The Karaoke session started at 12:05. The first five minutes drinking two bottles of Soju and KimChi. I love that Korean culture where it’s rather shameful not to drink your drink in front of your elder. Pissed silly we stumbled out and headed for Chris’s “haunt”. Thai Sq. Just of Trafalgar Sq. We arrived at roughly 1:54. Why you’d spend £10 for 1 hour I’ll never know but there we were. To be honest, I wasn’t in the drinking mood before we got to the club, probably only drinking 1 of the 7-8 bottles of Soju so thought I best make up for myself by drinking at the Club. Persuaded Jin to buy a pitcher of Mai Tai. Not impressed at the increase in price from £18 to £25. Not impressed at all. I drank like a trooper, a thirsty Ethiopian with a new found well. Don’t drink to fast or your stomach will split dear child.
A girl came up to me and started chatting me up. Was quite impressed in my drunken stupor and kindly told her I couldn’t be arsed. Alexandria if I recall correctly. Club closed at the usual time of 3 and we headed off to HK Diner. Obviously that was closed as everybody knows. Only Crispy Duck and 1997 (.praise mao) are open at those times. Meaning 3 am on Christmas Day. We ate like kings, £15 per head if I recall. As we were getting a table a fight broke out with a prick Italian and his Girlfriend. Jin got hit twice. He probably got hit once.

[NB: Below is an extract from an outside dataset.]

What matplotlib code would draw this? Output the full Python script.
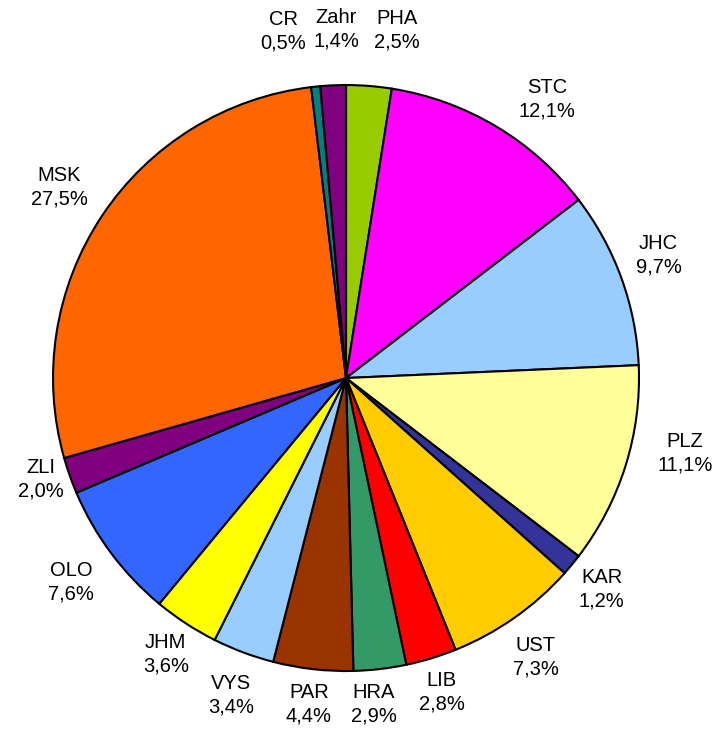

The meal was spent with Jin telling everybody how he’d crack the guy if he ever saw him again and Chris making his girlfriend cry. I, of course, was in silent contemplation. Chris is a cunt, no way to describe him. One of those guys who knows when girls are pathetically infatuated and gets some joy in exploiting that fact. Switching between smiling at me and shouting at the poor girl. His best trick is getting a girl to plead her love for him. I’ve got such a sense of pride with being friends with such a cunt. I was going to tell the poor girl how it was but thought it best she find out for herself, besides it would only be another girl sitting there in a month.